Home of over 16 Naga tribal, each with its own dialect, customs and habits, a common bond is their love of music, dance, pomp and pageantry. Nagaland was shrouded territory until recently, soaked with the mystery of the unknown, but no more, as the state emerges as an exciting, charming and exotic tourist destination. Nagaland is picture postcard pretty with its landscape of hills and valleys, rivers and streams and has an astounding variety of vegetation and animal life.
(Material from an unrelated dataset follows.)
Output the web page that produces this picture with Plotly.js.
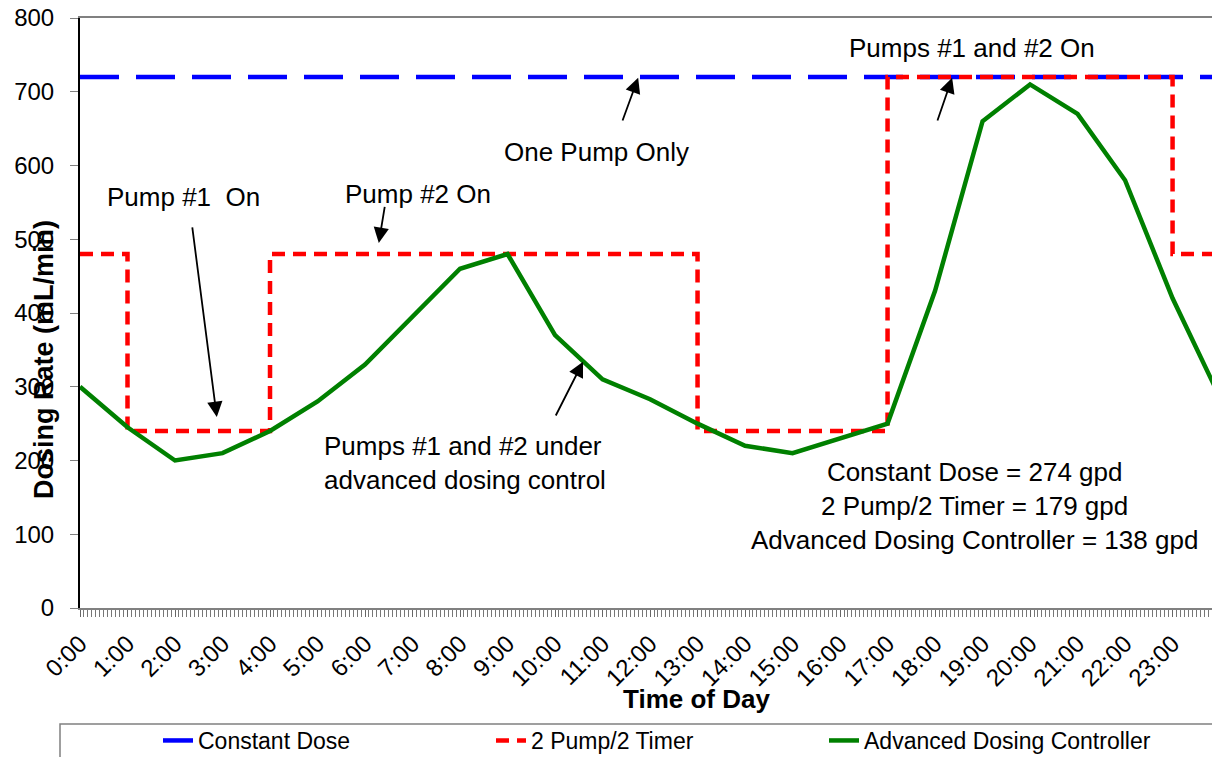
<!DOCTYPE html>
<html>
<head>
<meta charset="utf-8">
<script src="https://cdn.plot.ly/plotly-3.0.1.min.js"></script>
<style>html,body{margin:0;padding:0;background:#fff;}#chart{width:1212px;height:757px;}</style>
</head>
<body>
<div id="chart"></div>
<script>
// ---- data ----
const hours = [0,1,2,3,4,5,6,7,8,9,10,11,12,13,14,15,16,17,18,19,20,21,22,23,24];
const hourLabels = ['0:00','1:00','2:00','3:00','4:00','5:00','6:00','7:00','8:00','9:00','10:00','11:00',
  '12:00','13:00','14:00','15:00','16:00','17:00','18:00','19:00','20:00','21:00','22:00','23:00'];
const constantHours = [0, 24];
const constantRate = [720, 720];
const timerRate = [480,240,240,240,480,480,480,480,480,480,480,480,480,240,240,240,240,720,720,720,720,720,720,480,480];
const advancedRate = [300,245,200,210,240,280,330,395,460,480,370,310,283,250,220,210,230,250,430,660,710,670,580,420,285];
const seriesNames = ['Constant Dose', '2 Pump/2 Timer', 'Advanced Dosing Controller'];
const yTicks = [0,100,200,300,400,500,600,700,800];

const FONT = 'Liberation Sans, Arial, sans-serif';

const traces = [
  {x: constantHours, y: constantRate, name: seriesNames[0], mode: 'lines',
   line: {color: '#0000FF', width: 4.5, dash: '39px,17px'}},
  {x: hours, y: timerRate, name: seriesNames[1], mode: 'lines',
   line: {color: '#FF0000', width: 4.5, dash: '13px,8px', shape: 'hv'}},
  {x: hours, y: advancedRate, name: seriesNames[2], mode: 'lines',
   line: {color: '#008000', width: 4.5}}
];

function txt(text, x, y, opts) {
  return Object.assign({text: text, x: x, y: y, xref: 'x', yref: 'y', showarrow: false,
    xanchor: 'center', yanchor: 'middle',
    font: {family: FONT, size: 26, color: '#000'}}, opts || {});
}
function arrow(tx, ty, hx, hy) {
  return {text: '', x: hx, y: hy, ax: tx, ay: ty, xref: 'x', yref: 'y', axref: 'x', ayref: 'y',
    showarrow: true, arrowhead: 2, arrowsize: 1.7, arrowwidth: 1.8, arrowcolor: '#000', standoff: 0};
}

const annotations = [
  txt('Pump #1\u00a0 On', 2.17, 557),
  arrow(2.36, 518, 2.88, 259),
  txt('Pump #2 On', 7.12, 562),
  arrow(6.42, 546, 6.29, 495),
  txt('One Pump Only', 10.88, 618),
  arrow(11.41, 659, 11.75, 719),
  txt('Pumps #1 and #2 under<br>advanced dosing control', 5.09, 197, {xanchor: 'left', align: 'left'}),
  arrow(10.0, 259, 10.59, 334),
  txt('Pumps #1 and #2 On', 18.78, 759),
  arrow(18.04, 659, 18.36, 719),
  txt('Constant Dose = 274 gpd<br>2 Pump/2 Timer = 179 gpd<br>Advanced Dosing Controller = 138 gpd', 18.84, 138, {align: 'center'}),
  {text: '<b>Time of Day</b>', xref: 'paper', yref: 'paper', x: (696-80)/1132, y: (608-699)/590,
   xanchor: 'center', yanchor: 'middle',
   showarrow: false, font: {family: FONT, size: 26, color: '#000'}},
  {text: '<b>Dosing Rate (mL/min)</b>', xref: 'paper', yref: 'paper', x: (44-80)/1132, y: (608-360)/590,
   xanchor: 'center', yanchor: 'middle',
   textangle: -90, showarrow: false, font: {family: FONT, size: 27, color: '#000'}}
];

const layout = {
  width: 1212, height: 757,
  margin: {l: 80, r: 0, t: 18, b: 149, pad: 0, autoexpand: false},
  paper_bgcolor: '#fff', plot_bgcolor: '#fff',
  showlegend: true,
  legend: {orientation: 'h', x: (158-80)/1132, y: (608-719)/590, xanchor: 'left', yanchor: 'top',
    font: {family: FONT, size: 23, color: '#000'}, bgcolor: 'rgba(0,0,0,0)', borderwidth: 0,
    entrywidth: 288, entrywidthmode: 'pixels', itemwidth: 30, traceorder: 'normal'},
  xaxis: {
    range: [0, 23.83], tickmode: 'array', tickvals: hours.slice(0, 24), ticktext: hourLabels,
    tickangle: -45, tickfont: {family: FONT, size: 24, color: '#000'},
    ticks: 'outside', ticklen: 7, tickcolor: '#666', tickwidth: 1, ticklabelstandoff: 3,
    showgrid: false, zeroline: false, showline: true, linecolor: '#808080', linewidth: 2, mirror: true,
    minor: {tickmode: 'linear', tick0: 0, dtick: 1/12, ticks: 'outside', ticklen: 7, tickcolor: '#777', tickwidth: 1, showgrid: false}
  },
  yaxis: {
    range: [0, 800], tickmode: 'array', tickvals: yTicks, ticktext: yTicks.map(String),
    tickfont: {family: FONT, size: 24, color: '#000'},
    ticks: 'outside', ticklen: 8, tickcolor: '#808080', tickwidth: 1, ticklabelstandoff: 11,
    showgrid: false, zeroline: false, showline: true, linecolor: '#000', linewidth: 2
  },
  shapes: [
    {type: 'rect', xref: 'paper', yref: 'paper', x0: (60-80)/1132, x1: 1.02, y0: (608-724)/590, y1: (608-775)/590,
     line: {color: '#808080', width: 1.5}, fillcolor: 'rgba(0,0,0,0)', layer: 'below'}
  ],
  annotations: annotations
};

Plotly.newPlot('chart', traces, layout, {displayModeBar: false, staticPlot: true});
</script>
</body>
</html>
Nagaland is a land of fascinating folklore, with 16 tribes and sub- tribes who have their own languages and dialects. They are said head dress of coloured bamboos. The First building at the entrance of a typical Naga village is known as Morung or boy's dormitory . It is also used for storing the weapons and displaying trophies and prizes of war. The villages are generally situated on the hill tops and ridges protected by stone walls. The Nagas are wonderful musicians, singers and dancers, with a great sense of rhythm which dominates traditional and contemporary music.

 

Kohima
The State capital, Kohima is less than three hours drive from Dimapur. It is a hill station situated at an altitude of 1,495 m. above sea level, known the world over for halting the Japanese tide during the second World War.
This is lies in the valley between higher hills, alongside the immaculately kept war cemetery. The original Angami Kohima Village is set on a hill above which overlooks the Main Bazaar.

 

Khonoma 
A village having its unique story of courage and valour reflected in its surroundings. The terraced fields which produce 20 types of paddy at different elevations, present a beautiful view. The Khanoma gate relates the story of the British infiltration into Naga Hills. Khonoma village is built high on a spur but spreads down to its array of paddy terraces : 20 types of rice are reputedly grown in Khonoma, each suited to the specific elevation and soil condition of a particular block of fields. The pride of Khonoma is its ancient bastion approached through a traditional carved gate, up a flight of steep stone steps, and on to the highest point in the village.

 

Dzukou Valley
30 km from Kohima, one of the best trekking spots in the north-east region is situated at an altitude of 2,438.4 metres above sea level, behind Japfu peak. The entire valley is over-shadowed with a type of tough bamboo brush which makes the place appear like a mowed lawn. White and Yellow lilies and numerous other flowers adorn the valley in summers while rhododendrons ornament the hills surrounding the valley. 

 

Dimapur
Situated at an altitude of 195 meters above sea level, it is the gateway to Nagaland and the commercial centre of the State. Dimapur is the only airport in Nagaland. Dimapur is well-connected with the neighboring States by National Highway 39. In the heart of the town there is an old relic of the Kachari Kingdom which speaks about the once prosperous era. The relics, being preserved by the archaeological department, are only 1 km from the NST bus station and railway station. Among other places of interest for the tourist are Ruth's and Haralu emporia where one can see women weaving exquisite Naga shawls on traditional looms, and also make purchases of traditional handicrafts. An excursion can be made to Intanki wildlife sanctuary, 37 km from here.

 

Wokha
The sitting place for colourful shawls for men and women. A picturesque 58 km from Furkating Railway Station, Assam, Wokha is surrounded by a lot of eye-catching hilltop villages where one can see monoliths erected by rich ancestors. The Lothas are also famous for their colourful dances and folk songs. 'Tokhu Emong' and "Pikhuchak" are their principal festivals. Wokha district is covered with luxuriant vegetation and the best varieties of oranges and pineapples are grown here.